### Data for this exercise
** START **

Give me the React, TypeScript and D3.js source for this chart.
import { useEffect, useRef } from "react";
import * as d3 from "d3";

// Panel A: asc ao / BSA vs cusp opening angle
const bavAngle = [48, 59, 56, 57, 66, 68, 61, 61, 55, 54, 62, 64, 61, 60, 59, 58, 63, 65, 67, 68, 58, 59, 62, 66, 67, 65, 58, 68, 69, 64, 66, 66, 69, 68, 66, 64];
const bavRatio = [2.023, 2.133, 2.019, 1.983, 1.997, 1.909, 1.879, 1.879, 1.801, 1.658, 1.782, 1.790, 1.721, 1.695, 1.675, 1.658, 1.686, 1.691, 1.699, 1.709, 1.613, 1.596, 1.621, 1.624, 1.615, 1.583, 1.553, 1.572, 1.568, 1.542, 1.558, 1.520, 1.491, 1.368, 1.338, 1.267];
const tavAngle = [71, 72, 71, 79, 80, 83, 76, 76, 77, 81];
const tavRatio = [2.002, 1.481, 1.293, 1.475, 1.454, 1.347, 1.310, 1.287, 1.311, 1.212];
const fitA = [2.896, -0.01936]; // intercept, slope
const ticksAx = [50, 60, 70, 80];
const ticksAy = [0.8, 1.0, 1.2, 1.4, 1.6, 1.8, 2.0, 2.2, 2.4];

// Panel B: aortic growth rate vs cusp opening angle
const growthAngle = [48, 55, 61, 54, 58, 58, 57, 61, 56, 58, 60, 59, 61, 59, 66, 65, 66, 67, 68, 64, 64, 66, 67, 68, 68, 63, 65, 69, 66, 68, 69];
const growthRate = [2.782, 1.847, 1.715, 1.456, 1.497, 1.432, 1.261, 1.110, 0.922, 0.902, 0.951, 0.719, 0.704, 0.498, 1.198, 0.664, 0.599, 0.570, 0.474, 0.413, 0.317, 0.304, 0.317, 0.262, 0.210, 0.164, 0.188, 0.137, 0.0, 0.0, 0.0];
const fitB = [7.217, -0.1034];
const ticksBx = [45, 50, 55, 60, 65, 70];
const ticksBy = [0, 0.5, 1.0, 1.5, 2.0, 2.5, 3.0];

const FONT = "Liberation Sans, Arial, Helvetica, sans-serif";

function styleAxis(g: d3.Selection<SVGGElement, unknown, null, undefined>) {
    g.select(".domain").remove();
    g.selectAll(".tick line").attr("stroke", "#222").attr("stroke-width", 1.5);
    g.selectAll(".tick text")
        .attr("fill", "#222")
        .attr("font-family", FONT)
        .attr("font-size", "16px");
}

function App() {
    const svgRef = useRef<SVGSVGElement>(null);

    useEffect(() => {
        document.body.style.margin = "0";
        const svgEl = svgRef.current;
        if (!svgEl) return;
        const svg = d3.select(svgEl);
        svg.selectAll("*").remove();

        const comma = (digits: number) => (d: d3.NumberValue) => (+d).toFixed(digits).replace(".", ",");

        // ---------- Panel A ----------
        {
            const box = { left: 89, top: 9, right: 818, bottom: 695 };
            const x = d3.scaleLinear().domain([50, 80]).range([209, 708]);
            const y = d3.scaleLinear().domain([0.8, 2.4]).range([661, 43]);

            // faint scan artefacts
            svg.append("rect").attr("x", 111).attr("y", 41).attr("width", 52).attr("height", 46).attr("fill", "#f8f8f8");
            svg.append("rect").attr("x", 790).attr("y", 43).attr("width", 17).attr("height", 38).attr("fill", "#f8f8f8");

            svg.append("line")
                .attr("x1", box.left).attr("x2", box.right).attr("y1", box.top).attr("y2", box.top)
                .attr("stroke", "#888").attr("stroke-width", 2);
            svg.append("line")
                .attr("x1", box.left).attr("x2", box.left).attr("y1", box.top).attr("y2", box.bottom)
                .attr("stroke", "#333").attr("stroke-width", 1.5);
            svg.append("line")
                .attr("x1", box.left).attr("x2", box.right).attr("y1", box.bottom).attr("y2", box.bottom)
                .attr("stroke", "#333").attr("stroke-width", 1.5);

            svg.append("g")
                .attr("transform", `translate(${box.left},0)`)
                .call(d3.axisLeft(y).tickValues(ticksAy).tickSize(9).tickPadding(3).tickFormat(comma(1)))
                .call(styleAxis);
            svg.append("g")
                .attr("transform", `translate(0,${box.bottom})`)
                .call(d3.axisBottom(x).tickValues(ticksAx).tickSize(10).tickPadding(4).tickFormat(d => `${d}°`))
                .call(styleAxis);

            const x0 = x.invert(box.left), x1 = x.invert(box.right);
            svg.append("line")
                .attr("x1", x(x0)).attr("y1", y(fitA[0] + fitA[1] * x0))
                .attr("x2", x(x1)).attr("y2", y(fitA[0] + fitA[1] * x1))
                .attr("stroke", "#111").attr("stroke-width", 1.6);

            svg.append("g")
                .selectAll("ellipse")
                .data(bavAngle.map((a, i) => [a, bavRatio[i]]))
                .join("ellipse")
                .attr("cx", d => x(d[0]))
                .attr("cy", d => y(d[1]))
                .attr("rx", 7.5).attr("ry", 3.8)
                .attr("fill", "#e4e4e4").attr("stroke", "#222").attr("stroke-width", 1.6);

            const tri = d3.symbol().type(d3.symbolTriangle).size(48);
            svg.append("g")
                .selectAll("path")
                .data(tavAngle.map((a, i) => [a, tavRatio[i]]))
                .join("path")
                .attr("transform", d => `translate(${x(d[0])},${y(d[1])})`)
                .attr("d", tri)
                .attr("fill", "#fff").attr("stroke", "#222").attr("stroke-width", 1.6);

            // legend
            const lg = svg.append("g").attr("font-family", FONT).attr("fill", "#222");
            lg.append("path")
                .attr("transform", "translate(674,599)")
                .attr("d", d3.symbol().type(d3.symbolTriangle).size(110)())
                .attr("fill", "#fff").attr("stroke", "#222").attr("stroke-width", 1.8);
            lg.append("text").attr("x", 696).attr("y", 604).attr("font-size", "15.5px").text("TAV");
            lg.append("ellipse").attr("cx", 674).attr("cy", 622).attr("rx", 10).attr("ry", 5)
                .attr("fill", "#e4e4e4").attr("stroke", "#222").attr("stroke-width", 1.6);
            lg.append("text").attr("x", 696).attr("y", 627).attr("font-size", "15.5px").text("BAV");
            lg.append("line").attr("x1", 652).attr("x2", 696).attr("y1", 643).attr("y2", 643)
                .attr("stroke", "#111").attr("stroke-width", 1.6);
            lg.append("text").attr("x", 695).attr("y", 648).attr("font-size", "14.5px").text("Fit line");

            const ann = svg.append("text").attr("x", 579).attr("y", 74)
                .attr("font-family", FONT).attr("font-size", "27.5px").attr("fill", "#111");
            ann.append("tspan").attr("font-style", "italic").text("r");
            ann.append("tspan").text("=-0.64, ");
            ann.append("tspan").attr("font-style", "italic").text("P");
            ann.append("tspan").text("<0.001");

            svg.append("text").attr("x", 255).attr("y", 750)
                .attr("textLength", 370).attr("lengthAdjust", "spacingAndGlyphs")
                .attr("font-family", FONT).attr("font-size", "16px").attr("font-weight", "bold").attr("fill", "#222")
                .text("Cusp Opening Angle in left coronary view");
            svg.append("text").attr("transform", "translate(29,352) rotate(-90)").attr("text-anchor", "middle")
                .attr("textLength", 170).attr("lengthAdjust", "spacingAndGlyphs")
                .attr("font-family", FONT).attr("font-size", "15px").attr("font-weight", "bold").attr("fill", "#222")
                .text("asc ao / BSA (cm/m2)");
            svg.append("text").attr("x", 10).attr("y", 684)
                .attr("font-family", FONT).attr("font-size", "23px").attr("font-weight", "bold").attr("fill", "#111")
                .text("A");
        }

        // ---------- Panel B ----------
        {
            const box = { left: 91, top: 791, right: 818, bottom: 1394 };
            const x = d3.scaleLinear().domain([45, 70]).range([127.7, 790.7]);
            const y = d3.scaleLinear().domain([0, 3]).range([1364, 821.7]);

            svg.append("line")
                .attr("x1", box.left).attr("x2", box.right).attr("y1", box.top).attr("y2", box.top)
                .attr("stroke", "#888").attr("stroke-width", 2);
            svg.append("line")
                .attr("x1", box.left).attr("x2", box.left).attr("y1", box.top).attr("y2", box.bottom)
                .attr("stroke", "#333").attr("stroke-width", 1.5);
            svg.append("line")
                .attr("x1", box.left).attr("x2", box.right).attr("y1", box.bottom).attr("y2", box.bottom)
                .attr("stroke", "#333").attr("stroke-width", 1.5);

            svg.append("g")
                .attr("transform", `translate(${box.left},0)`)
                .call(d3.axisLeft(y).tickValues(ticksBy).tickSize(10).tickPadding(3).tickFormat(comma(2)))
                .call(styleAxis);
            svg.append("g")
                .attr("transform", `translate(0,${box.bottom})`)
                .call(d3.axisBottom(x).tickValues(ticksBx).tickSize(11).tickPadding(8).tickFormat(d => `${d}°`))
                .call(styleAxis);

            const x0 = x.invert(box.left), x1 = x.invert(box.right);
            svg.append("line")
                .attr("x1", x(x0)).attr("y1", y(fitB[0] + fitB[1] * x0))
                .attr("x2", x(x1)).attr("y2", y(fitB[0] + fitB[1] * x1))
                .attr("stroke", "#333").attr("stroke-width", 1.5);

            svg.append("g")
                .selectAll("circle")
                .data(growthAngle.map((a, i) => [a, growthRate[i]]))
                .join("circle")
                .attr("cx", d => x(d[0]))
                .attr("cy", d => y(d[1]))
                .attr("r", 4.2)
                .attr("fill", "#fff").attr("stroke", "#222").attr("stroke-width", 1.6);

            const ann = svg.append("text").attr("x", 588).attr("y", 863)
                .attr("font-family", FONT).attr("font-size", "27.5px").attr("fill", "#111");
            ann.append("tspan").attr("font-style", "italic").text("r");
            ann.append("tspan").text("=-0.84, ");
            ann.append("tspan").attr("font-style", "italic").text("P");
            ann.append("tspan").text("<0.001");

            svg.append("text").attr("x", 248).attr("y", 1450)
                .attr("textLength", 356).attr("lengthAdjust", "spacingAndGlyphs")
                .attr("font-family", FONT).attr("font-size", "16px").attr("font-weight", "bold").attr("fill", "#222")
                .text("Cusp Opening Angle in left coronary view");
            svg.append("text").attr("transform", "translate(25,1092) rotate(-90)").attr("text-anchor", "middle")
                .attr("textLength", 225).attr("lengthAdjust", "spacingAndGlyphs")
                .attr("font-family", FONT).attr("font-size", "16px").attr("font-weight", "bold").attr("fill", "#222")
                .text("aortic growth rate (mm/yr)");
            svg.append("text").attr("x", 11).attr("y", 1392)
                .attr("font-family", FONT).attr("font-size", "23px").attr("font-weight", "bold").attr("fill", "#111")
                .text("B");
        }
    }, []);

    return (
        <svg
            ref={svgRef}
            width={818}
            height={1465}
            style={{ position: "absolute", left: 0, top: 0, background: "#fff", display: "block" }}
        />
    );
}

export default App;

** END **
** START **

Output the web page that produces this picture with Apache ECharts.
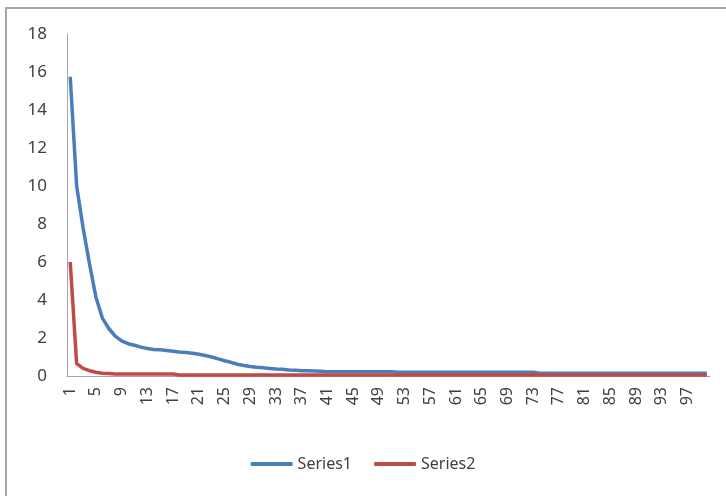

** END **

### Problem description
Output exactly those lines that lie from the line with "Give me the" through the line with "import * as", with both of those lines included.

### Finished exercise
Give me the React, TypeScript and D3.js source for this chart.
import { useEffect, useRef } from "react";
import * as d3 from "d3";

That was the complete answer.